Nigel Farage plans a three strikes and you’re out policy for repeat offenders as part of a radical plan to cut crime in half and make Reform UK “the toughest party on law and order and on crime that this country has ever seen”. He warned: “More crime will simply mean more time. Under Reform, if you commit more than three serious offences, you could face life imprisonment.”
Mr Farage pledged to recruit 30,000 extra police officers if he becomes Prime Minister, and said “physically tougher” applicants, including former soldiers, would be given priority in order to intimidate wrongdoers. Thousands of foreign offenders would be deported to their home countries while British criminals would be sent overseas to serve sentences in countries such as El Salvador and Kosovo.
Mr Farage vowed to end the scandal of police failing to arrest shoplifters or mobile phone thieves, and pledged a “zero tolerance” approach to crime. The crackdown would see mothballed courts re-opened, suspects held in “pop-up” custody suites and five new “Nightingale” prisons opened on disused military land, modelled after the Nightingale hospitals created at short notice during the Covid pandemic.
He said: “We will aim to cut crime by half in the first five years of Reform government. We will take back control of our streets. We will take back control of our courts, of our prisons.
“If you’re a criminal, I am putting you on notice today that from 2029 or whenever that may be, either you obey the law or you will face very serious justice.”
Setting out his plan to deal with repeat offenders, Mr Farage said: “If people are convicted of more than three serious offences, frankly that will put them on course towards life imprisonment.”
He added: “50% of crime is committed by 10% of criminals.

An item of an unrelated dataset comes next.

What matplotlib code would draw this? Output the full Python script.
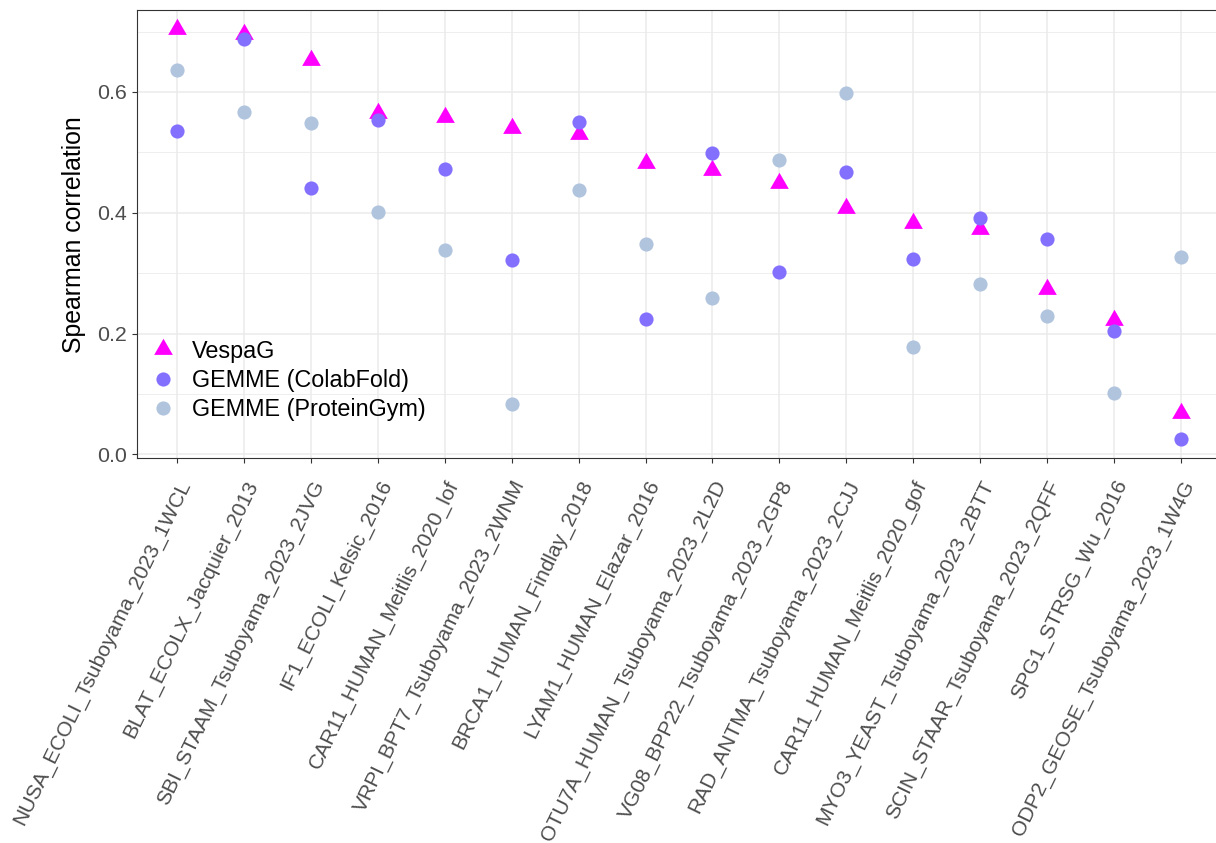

These are repeat offenders.
“Of course the primary aim of any prison system should be to educate, should be to help train people, should be to help rehabilitate people, and the more of that we can do the better.
“But there is, I’m afraid, that certain percentage who will never be rehabilitated, who will probably use prison as a very different kind of school – how to learn to be even better criminals when they come out, and we do know that does happen in some cases.

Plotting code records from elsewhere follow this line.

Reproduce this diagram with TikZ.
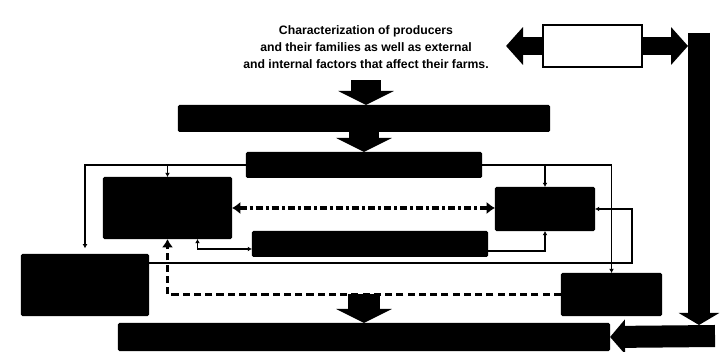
\documentclass[tikz,border=0pt]{standalone}
\usepackage{fontspec}
\setmainfont{Liberation Sans}
\usetikzlibrary{arrows,arrows.meta,shapes,positioning,calc}

\begin{document}
\begin{tikzpicture}[x=0.025cm,y=-0.025cm]

        \tikzstyle{every node}=[inner sep=0pt,outer sep=0pt]
        \tikzstyle{blk}=[fill=black,rounded corners=1pt]
        \tikzstyle{link}=[>={Latex[length=3pt,width=3.5pt]},line width=0.8pt]
        \tikzstyle{dd}=[>={Latex[length=6pt,width=9pt]},line width=2.3pt,dash pattern=on 5pt off 2.2pt on 2pt off 2.2pt]
        \tikzstyle{dsh}=[>={Latex[length=6pt,width=8pt]},line width=1.6pt,dash pattern=on 5pt off 3pt]
        \tikzstyle{fat}=[line width=0.75cm,-{Triangle[width=1.375cm,length=0.35cm]}]
        \tikzstyle{side}=[line width=0.45cm,-{Triangle[width=0.925cm,length=0.425cm]}]

        \useasboundingbox (0,0) rectangle (723,352);

        \node[minimum width=7cm,minimum height=1.65cm,align=center,
              font=\fontsize{8.7}{12.1}\selectfont\bfseries] (T) at (366,47)
              {Characterization of producers\\and their families as well as external\\and internal factors that affect their farms.};
        \node[draw,fill=white,line width=0.8pt,minimum width=2.475cm,minimum height=1.05cm] (SB) at (592.5,46) {};

        \node[blk,minimum width=9.3cm,minimum height=0.675cm] (B1) at (364,118.5) {};
        \node[blk,minimum width=5.9cm,minimum height=0.65cm] (B2) at (364,165) {};
        \node[blk,minimum width=3.225cm,minimum height=1.55cm] (B3) at (167.5,208) {};
        \node[blk,minimum width=2.5cm,minimum height=1.1cm] (B4) at (545,209) {};
        \node[blk,minimum width=5.9cm,minimum height=0.65cm] (B5) at (370,244) {};
        \node[blk,minimum width=3.2cm,minimum height=1.55cm] (B6) at (85,285) {};
        \node[blk,minimum width=2.525cm,minimum height=1.075cm] (B7) at (611.5,294.5) {};
        \node[blk,minimum width=12.3cm,minimum height=0.7cm] (B8) at (364,337) {};

        \coordinate (RT) at (688,46);
        \coordinate (R1) at (699,33);
        \coordinate (R2) at (699,325);
        \coordinate (RB) at (715,336);
        \coordinate (D) at (364,294);

        % block arrows
        \draw[fat] (T.south) -- (T.south |- B1.north);
        \draw[fat] (B1.south) -- (B2.north);
        \draw[fat,line width=0.8cm] (D) -- (B8.north);
        \draw[side] (SB.west) -- (SB.west -| T.east);
        \draw[side] (SB.east) -- (RT);
        \draw[line width=0.55cm,-{Triangle[width=1cm,length=0.3cm]}] (R1) -- (R2);
        \draw[line width=0.55cm,-{Triangle[width=0.85cm,length=0.375cm]}] (RB) -- (B8.east);

        % thin links
        \draw[link,->,shorten >=4pt] (B2.west) -| (B6.north);
        \draw[link,->] (B3.north |- B2.west) -- (B3.north);
        \draw[link,->] (B2.east) -| (B7.north);
        \draw[link,->] (B4.north |- B2.east) -- (B4.north);
        \draw[link,<->] ($(B3.south)+(30,0)$) |- ($(B5.west)+(0,5)$);
        \draw[link,->] ($(B5.east)+(0,7)$) -| (B4.south);
        \draw[link,->] ($(B6.east)+(0,-22)$) -- ++(483,0) |- (B4.east);

        % dashed links
        \draw[dd,<->] (B3.east) -- (B3.east -| B4.west);
        \draw[dsh,->] (B7.west) -| (B3.south);

\end{tikzpicture}
\end{document}
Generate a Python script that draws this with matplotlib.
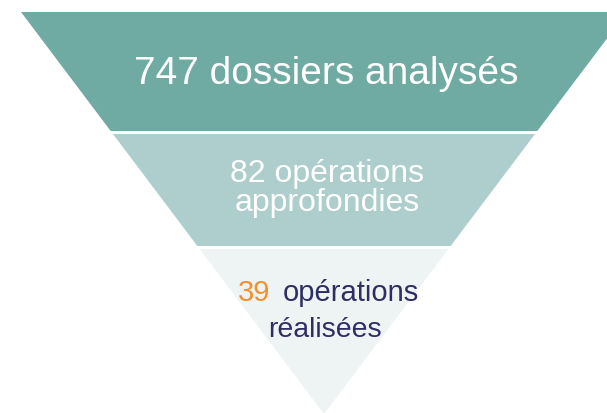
import matplotlib.pyplot as plt
from matplotlib.patches import Polygon

plt.rcParams['font.family'] = ['Liberation Sans', 'DejaVu Sans']

# funnel stages (top to bottom)
stage_values = [747, 82, 39]
stage_texts = ['dossiers analysés', 'opérations\napprofondies', 'opérations\nréalisées']
band_colors = ['#6faaa3', '#adcecc', '#eef4f4']

# geometry in pixel units
W, H = 607, 413
CX, TOP, APEX, HALF_TOP = 324, 12, 414, 303
band_edges = [(12, 131), (134, 246), (249, 414)]


def half_width(y):
    return HALF_TOP * (APEX - y) / (APEX - TOP)


fig = plt.figure(figsize=(W / 100, H / 100), dpi=100)
ax = fig.add_axes([0, 0, 1, 1])
ax.set_xlim(0, W)
ax.set_ylim(H, 0)
ax.axis('off')

for (y0, y1), color in zip(band_edges, band_colors):
    w0, w1 = half_width(y0), half_width(y1)
    pts = [(CX - w0, y0), (CX + w0, y0), (CX + w1, y1), (CX - w1, y1)]
    ax.add_patch(Polygon(pts, closed=True, facecolor=color, edgecolor='none'))

# stage 1
ax.text(326, 84, f'{stage_values[0]} {stage_texts[0]}', color='white',
        fontsize=28, ha='center', va='baseline')

# stage 2
line1, line2 = stage_texts[1].split('\n')
ax.text(327, 182, f'{stage_values[1]} {line1}', color='white',
        fontsize=23, ha='center', va='baseline')
ax.text(327, 211, line2, color='white', fontsize=23, ha='center', va='baseline')

# stage 3
line1, line2 = stage_texts[2].split('\n')
ax.text(270, 301, f'{stage_values[2]}', color='#f28f2e', fontsize=21,
        ha='right', va='baseline')
ax.text(283, 301, line1, color='#2d2e63', fontsize=21, ha='left', va='baseline')
ax.text(325, 337, line2, color='#2d2e63', fontsize=20.5, ha='center', va='baseline')

fig.savefig('out.png', dpi=100)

“With these type of people, locking them away for a very long time serves one very important purpose. It keeps everybody else safe and away from them. So we have no difficulty saying that whatsoever.”
The party said the plan would cost £17.4 billion over five years, according to documents publiushed by Reform UK. Plans to recruit more police officers take up the biggest chunk of this bill, estimated at £10.5 billion overall.
Pressed on how he would pay for the scheme, Mr Farage highlighted Reform’s policy of scrapping the HS2 high speed rail line and ending Labour’s costly “net zero” plans.
Police in England and Wales recorded 1.957,367 violent crimes last year, more than three times the figure of 634,625 recorded in 2013-14.
Last year police recorded 205,465 sexual offences, up from 64,232 ten years previously.
Mr Farage said that he would be prepared to take back British criminals who are in overseas prisons in return for sending foreign criminals home. But he suggested countries that refused to accept their criminals could face retaliation such as visa restrictions.
The Reform leader said: “Of course we’re prepared to take British prisoners from other parts of the world. That’s fair, right and proper.”
And he said he was already in talks with Albanian’s prime minister over plans to deport Albanian criminals to their home country.
Yesterday’s speech setting out the plans will be the start of a six-week Reform campaign on law and order, as Parliament begins its summer recess break today.
Conservatives accused Mr Farage of pledging to spend billions without having a realistic plan to find the money.
Shadow Home Secretary Chris Philp said: “Nigel Farage is writing his own crime fiction. Their own document admits it is unfunded – which means they are not being honest about the price you will pay for their policies just like Labour.
“This is the same Nigel Farage who calls immigration enforcement ‘divisive’, wants an amnesty for illegal immigrants who’ve ‘integrated’, and says mass deportation is a ‘political impossibility’. You cannot trust a word he says.
“While Farage churns out soundbites based on totally unfunded and uncosted plans that would leave hard working families forced to pay for them through tax rises, the Conservatives are doing the hard graft. Our Deportation Bill will disapply the Human Rights Act, deport every foreign criminal, and close the legal loopholes Labour won’t touch. If the ECHR stands in the way, we’ll leave it.”
Labour chairwoman Ellie Reeves claimed “Reform is more interested in headline-chasing than serious policy-making in the interests of the British people”.
She added: “Farage’s Reform MPs voted against the Labour Government’s landmark Crime and Policing Bill which tackles antisocial behaviour, shoplifting, violence against women and girls, knife crime, and child abuse.”